Ironically, the last but successful, attempt to erect a dam across the Blue Nile would be carried out in 2011, under the leadership of Prime Minister Meles Zenawi. The project was rolled out at an opportune moment when Egypt, which had always objected to any work on the Blue Nile, was far too preoccupied with the widespread uprisings sweeping the Middle-East at the time to thwart the start of the project. Thus, although the project was vital for Ethiopia, and was uppermost in the minds of many Ethiopian leaders and citizens alike for centuries, it could only be realized when Egypt was distracted by internal turmoil during the Arab Spring. However, soon after the start of the project, a coup d’etat led by General Abdel Fattah El-Sisi would successfully depose the democratically elected government of Mohamed al Morsi, and the relative calm which followed the change in leadership, soon resulted in the dam-building efforts being subjected to a crescendo of criticisms from multilateral lending institutions, thus compelling the search for self-funding.


Even after work on the project was in full swing, a new set of internal challenges emerged, all causing a delay in the completion of the project. This stemmed primarily from the decision to assign the corrupt and unqualified Metals and Engineering Corporation (METEC), a government agency, as overseer of the massive construction project. Predictably, METEC chose to embezzle funds, while doing shoddy work, which ultimately slowed down the project completion. In 2018, when Prime Minister Abiy Ahmed assumed office, he set the completion of the project as a top priority. To that end, he summarily canceled METEC’s contract and assigned a more competent firm to complete the remainder of the work. However, on July 26, 2018, not too long after the stalled project began to gain momentum, its chief engineer, Engineer Simegnew Bekele, was mysterious found killed inside his car, which inexplicably was left parked in the middle of Meskel Square. As for external constraints, two years after the Chief Engineer’s death, in October 2020, President Trump publicly suggested “bombing the GERD by Egypt,” indicating the backroom disdain for the audacity of a developing nation developing its own natural resources. Noticing the partisan nature of the Trump administration-mediated negotiation on the GERD, Ethiopia was compelled to walk out of the deliberations, advocating for an African-led solution to an African problem. This is in keeping with an earlier initiative, where the regional Nile riparian countries had come together to solve the problem of equitable use of the Nile through what was named the Comprehensive Framework Agreement (CFA), signed by Uganda, Ethiopia, Rwanda, Tanzania, Kenya and Burundi.
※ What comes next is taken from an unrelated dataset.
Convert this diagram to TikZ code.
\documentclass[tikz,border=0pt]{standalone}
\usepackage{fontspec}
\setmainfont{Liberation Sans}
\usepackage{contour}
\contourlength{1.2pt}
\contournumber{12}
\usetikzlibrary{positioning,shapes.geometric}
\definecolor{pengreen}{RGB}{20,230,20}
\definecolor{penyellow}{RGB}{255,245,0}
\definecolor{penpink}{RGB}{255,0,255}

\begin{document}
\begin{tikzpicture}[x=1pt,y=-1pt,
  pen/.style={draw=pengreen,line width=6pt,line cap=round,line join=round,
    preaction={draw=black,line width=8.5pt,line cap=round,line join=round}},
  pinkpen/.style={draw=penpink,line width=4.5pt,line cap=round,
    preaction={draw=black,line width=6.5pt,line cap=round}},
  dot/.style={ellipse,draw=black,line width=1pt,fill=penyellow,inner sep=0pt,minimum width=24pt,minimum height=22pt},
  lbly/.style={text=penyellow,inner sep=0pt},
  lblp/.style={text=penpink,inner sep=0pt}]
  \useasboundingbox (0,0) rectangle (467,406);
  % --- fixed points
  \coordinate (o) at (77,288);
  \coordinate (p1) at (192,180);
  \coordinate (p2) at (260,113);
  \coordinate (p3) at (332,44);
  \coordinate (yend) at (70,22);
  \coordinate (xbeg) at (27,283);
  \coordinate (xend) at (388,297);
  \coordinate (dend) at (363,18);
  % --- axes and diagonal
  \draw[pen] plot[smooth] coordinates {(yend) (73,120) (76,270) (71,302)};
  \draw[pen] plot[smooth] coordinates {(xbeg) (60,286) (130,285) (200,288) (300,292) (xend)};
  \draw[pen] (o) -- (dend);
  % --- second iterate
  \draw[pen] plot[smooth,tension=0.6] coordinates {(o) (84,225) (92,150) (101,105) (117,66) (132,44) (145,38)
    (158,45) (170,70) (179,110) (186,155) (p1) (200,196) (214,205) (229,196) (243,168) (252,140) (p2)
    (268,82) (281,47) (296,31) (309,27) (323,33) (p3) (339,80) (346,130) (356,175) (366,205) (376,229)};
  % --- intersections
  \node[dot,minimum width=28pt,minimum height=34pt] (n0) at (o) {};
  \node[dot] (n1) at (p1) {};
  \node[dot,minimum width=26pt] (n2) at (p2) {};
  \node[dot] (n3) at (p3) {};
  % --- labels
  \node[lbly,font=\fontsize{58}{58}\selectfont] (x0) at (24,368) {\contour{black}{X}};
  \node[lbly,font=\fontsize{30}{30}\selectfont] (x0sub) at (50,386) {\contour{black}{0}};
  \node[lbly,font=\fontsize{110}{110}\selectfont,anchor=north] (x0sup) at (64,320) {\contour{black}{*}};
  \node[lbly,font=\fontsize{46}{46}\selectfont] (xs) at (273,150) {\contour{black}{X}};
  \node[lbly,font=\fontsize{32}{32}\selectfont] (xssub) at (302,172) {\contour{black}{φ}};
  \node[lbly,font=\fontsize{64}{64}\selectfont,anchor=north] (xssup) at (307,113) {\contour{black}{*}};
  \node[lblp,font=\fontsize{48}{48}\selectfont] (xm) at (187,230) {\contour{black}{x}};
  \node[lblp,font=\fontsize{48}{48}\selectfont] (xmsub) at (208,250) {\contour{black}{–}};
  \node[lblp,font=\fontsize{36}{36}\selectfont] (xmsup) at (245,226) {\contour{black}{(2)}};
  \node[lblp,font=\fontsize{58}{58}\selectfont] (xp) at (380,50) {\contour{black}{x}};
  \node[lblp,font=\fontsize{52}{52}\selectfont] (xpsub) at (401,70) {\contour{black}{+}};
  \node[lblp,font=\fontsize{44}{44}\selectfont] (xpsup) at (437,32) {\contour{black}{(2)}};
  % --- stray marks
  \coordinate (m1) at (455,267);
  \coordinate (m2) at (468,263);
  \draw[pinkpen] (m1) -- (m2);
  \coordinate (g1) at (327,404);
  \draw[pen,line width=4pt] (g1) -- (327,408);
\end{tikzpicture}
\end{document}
Egypt has since leveraged all its regional and international connections and assets--short of carrying out direct military attacks--to impede the GERD’s progress. It even took its dispute with Ethiopia to the United Nations Security Council (UNSC), to extract a resolution favorable to it. For the first time in the history of the world and probably the last time, Ethiopia’s Minister of Water Irrigation and Energy, Dr. Seleshi Bekele, addressed the UNSC in a quest for an equitable solution. A hydroelectric project that was supposed to have started in 1922, has thus had to meander its way through the decades, and will probably face more challenges in the coming months and years. The lesson from this long and arduous journey in building mega projects is that developing countries, especially in Africa, should first evaluate external factors and other interest groups before undertaking major projects. Developing a capacity to self-fund mega projects may be the only way when funding from international financial organizations is controlled by a small but powerful club of wealthy nations with a vested interest in steering such projects in directions favorable to themselves.